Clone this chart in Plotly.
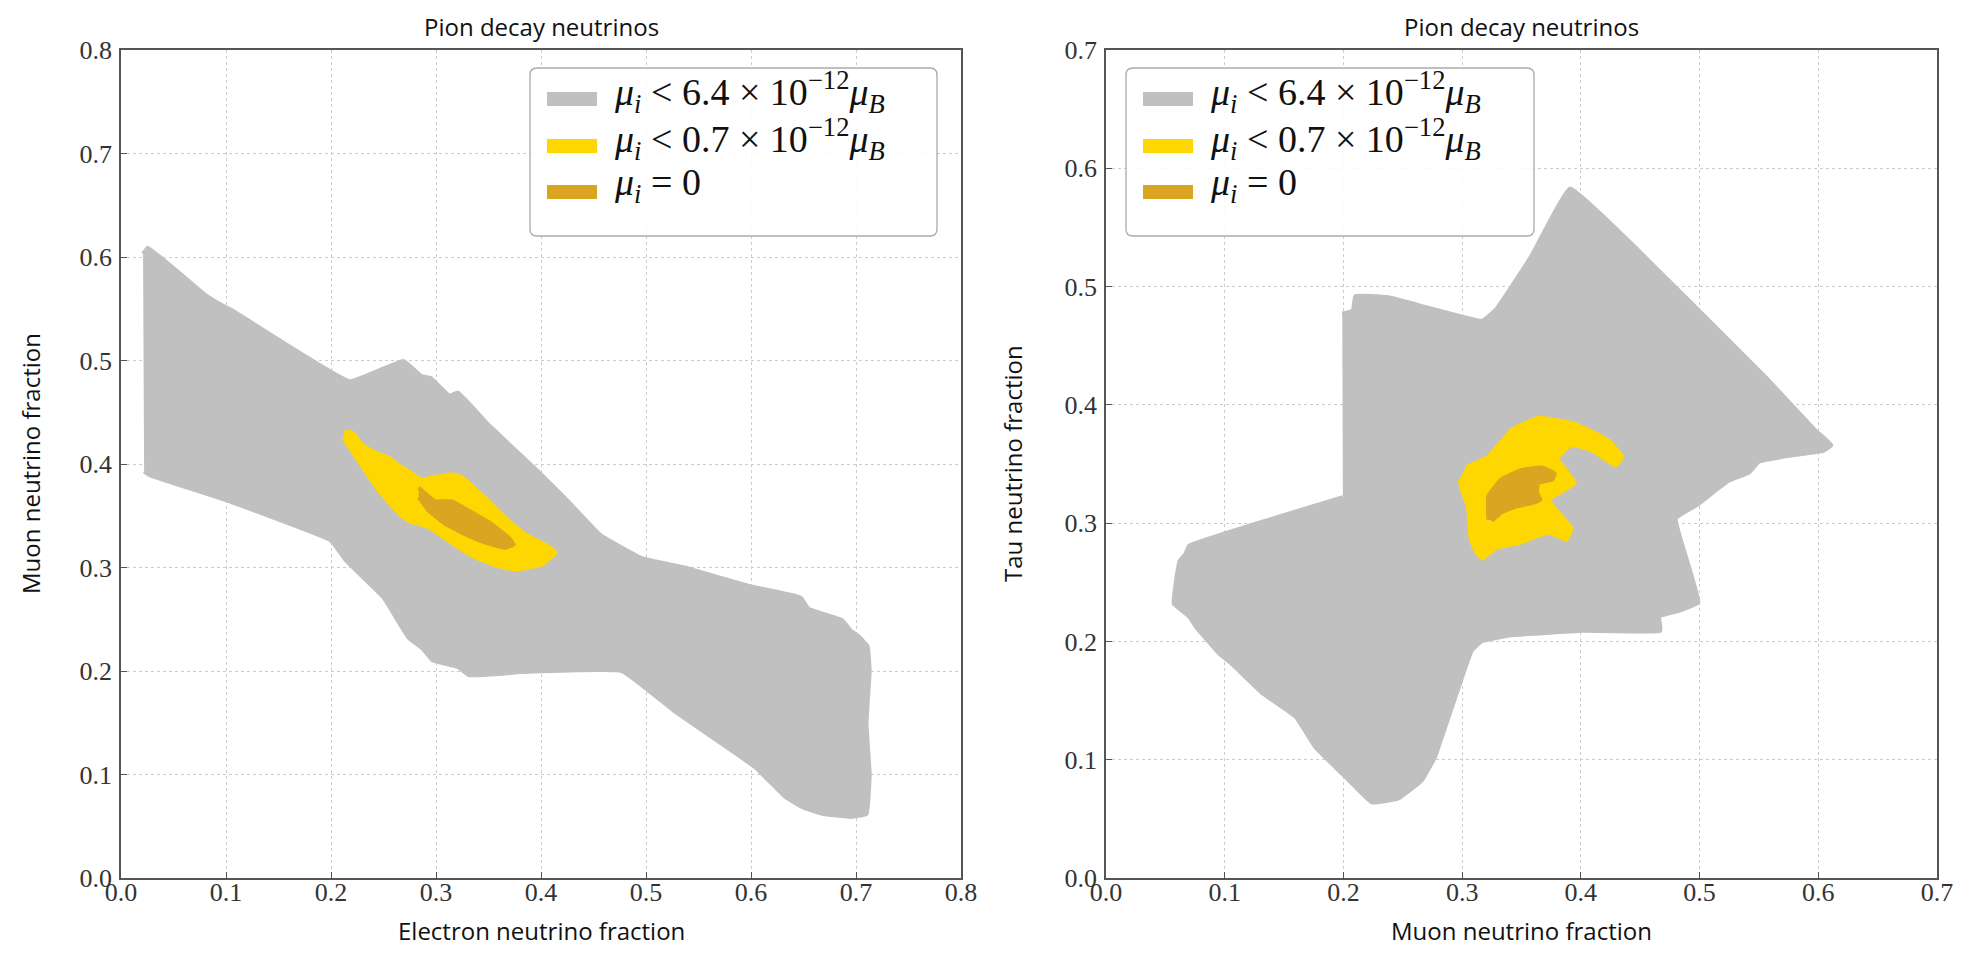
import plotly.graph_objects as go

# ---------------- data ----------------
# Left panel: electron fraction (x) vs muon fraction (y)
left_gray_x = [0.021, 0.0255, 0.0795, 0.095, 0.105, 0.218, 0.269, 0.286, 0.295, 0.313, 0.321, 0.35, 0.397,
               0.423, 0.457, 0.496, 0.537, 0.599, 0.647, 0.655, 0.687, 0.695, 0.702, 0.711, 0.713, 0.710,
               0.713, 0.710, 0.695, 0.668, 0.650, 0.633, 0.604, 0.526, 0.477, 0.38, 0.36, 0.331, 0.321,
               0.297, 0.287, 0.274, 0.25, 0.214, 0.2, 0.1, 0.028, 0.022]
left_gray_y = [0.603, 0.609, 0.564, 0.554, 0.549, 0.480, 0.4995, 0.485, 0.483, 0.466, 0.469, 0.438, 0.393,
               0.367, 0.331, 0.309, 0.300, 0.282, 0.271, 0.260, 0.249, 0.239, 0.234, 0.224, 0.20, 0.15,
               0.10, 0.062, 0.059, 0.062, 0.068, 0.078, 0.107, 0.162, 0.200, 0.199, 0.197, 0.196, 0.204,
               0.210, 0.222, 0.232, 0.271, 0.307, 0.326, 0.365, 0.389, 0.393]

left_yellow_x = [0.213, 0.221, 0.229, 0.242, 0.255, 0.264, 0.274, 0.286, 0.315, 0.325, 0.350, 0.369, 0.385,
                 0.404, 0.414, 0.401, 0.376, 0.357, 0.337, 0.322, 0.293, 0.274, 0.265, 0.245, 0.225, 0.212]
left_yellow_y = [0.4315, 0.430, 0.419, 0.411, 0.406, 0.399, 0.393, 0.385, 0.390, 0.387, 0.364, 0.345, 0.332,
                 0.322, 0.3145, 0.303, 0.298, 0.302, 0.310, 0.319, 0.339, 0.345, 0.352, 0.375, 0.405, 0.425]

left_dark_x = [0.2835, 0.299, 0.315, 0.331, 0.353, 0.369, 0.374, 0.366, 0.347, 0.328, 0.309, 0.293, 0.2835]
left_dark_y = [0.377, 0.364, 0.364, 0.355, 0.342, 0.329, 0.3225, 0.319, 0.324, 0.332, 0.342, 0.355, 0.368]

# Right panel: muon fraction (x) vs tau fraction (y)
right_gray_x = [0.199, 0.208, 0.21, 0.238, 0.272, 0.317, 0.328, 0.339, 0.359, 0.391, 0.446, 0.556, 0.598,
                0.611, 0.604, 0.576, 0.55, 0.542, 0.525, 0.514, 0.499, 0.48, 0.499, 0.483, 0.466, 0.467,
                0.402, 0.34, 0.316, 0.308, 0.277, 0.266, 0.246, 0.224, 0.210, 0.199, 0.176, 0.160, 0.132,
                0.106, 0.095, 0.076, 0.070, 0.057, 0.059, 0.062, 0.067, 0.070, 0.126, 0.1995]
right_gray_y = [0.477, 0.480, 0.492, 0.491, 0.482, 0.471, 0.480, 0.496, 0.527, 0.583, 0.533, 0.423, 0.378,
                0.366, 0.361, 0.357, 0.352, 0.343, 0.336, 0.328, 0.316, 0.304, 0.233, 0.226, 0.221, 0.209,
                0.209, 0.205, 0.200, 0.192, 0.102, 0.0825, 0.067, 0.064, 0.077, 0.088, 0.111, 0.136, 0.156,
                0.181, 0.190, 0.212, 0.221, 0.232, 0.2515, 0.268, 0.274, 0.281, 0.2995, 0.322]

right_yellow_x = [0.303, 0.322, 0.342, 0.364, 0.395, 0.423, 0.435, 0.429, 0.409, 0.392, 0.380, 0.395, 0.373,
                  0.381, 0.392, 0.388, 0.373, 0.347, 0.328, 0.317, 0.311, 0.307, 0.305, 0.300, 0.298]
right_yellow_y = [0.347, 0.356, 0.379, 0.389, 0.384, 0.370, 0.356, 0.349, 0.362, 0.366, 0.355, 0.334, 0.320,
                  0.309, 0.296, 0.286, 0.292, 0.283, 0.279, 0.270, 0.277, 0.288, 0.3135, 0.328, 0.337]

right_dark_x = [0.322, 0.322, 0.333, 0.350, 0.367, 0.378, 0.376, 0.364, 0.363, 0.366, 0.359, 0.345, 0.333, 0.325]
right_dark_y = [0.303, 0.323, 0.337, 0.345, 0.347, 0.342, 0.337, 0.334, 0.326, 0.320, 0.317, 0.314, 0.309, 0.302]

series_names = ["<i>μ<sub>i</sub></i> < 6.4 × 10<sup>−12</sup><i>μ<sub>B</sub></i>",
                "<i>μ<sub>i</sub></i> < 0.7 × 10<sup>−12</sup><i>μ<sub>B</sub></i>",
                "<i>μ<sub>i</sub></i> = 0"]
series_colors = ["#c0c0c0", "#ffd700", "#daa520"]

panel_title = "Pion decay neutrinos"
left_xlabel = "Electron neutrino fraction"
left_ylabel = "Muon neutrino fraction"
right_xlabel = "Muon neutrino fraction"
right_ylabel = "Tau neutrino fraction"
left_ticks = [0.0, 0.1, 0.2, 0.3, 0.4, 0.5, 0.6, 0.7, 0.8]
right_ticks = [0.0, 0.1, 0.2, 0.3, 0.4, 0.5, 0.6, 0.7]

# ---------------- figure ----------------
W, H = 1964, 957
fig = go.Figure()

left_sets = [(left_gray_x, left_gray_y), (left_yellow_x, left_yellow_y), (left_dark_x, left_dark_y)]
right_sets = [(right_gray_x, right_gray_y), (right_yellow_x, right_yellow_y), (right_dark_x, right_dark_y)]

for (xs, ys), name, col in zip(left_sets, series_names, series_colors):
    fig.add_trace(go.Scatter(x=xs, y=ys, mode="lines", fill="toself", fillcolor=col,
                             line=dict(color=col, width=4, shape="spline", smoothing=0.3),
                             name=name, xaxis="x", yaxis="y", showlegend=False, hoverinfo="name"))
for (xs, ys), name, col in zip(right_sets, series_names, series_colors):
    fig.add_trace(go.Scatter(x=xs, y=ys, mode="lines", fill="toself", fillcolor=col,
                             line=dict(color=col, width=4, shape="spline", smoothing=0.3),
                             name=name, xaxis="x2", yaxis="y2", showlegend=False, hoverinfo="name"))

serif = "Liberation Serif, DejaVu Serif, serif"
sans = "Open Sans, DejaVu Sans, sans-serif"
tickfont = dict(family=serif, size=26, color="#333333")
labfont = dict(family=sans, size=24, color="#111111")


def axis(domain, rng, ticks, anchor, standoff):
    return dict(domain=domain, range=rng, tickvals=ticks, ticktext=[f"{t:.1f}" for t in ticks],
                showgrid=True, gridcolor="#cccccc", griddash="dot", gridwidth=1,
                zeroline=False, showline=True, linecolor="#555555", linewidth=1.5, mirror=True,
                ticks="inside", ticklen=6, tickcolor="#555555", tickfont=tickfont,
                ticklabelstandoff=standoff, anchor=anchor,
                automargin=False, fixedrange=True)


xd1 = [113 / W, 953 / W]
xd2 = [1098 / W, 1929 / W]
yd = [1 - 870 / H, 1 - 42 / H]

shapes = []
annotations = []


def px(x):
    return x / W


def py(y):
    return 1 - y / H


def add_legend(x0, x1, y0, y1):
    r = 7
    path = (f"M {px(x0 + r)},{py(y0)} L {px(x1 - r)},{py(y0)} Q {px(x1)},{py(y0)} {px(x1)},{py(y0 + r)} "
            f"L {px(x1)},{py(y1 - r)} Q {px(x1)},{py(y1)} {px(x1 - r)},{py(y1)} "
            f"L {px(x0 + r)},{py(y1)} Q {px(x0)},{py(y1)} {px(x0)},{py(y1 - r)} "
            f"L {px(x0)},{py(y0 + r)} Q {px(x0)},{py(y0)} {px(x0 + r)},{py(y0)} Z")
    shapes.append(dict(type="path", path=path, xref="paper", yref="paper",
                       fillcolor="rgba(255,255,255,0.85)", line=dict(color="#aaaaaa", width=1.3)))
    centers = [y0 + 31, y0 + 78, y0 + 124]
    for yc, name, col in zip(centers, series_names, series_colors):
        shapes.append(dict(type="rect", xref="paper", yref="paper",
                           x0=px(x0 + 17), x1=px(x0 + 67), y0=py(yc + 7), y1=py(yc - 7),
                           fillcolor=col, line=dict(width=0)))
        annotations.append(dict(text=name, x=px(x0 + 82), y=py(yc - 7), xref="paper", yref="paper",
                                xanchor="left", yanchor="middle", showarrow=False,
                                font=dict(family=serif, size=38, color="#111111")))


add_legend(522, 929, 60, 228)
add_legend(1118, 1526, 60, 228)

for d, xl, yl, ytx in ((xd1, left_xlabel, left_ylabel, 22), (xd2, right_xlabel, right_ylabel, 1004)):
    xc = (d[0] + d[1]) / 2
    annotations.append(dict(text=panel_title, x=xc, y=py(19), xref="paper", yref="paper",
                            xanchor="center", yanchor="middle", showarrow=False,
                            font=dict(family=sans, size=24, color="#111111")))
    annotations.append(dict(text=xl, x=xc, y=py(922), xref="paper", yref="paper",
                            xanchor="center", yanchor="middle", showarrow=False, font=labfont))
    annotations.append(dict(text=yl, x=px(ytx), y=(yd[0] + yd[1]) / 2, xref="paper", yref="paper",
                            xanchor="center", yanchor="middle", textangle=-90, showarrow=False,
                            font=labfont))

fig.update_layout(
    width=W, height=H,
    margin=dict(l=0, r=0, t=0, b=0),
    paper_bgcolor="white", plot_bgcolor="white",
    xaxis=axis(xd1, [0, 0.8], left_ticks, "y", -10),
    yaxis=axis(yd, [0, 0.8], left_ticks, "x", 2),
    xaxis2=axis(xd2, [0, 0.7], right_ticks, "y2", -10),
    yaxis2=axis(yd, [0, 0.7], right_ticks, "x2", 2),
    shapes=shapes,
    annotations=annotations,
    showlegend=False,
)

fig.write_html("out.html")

----------

● Written problem: Exactly reproduce the run of lines from the start of the listing through the line with "import plotly.graph_objects as go", inclusive; pictures are not copied.

● Exercise output:
Clone this chart in Plotly.
import plotly.graph_objects as go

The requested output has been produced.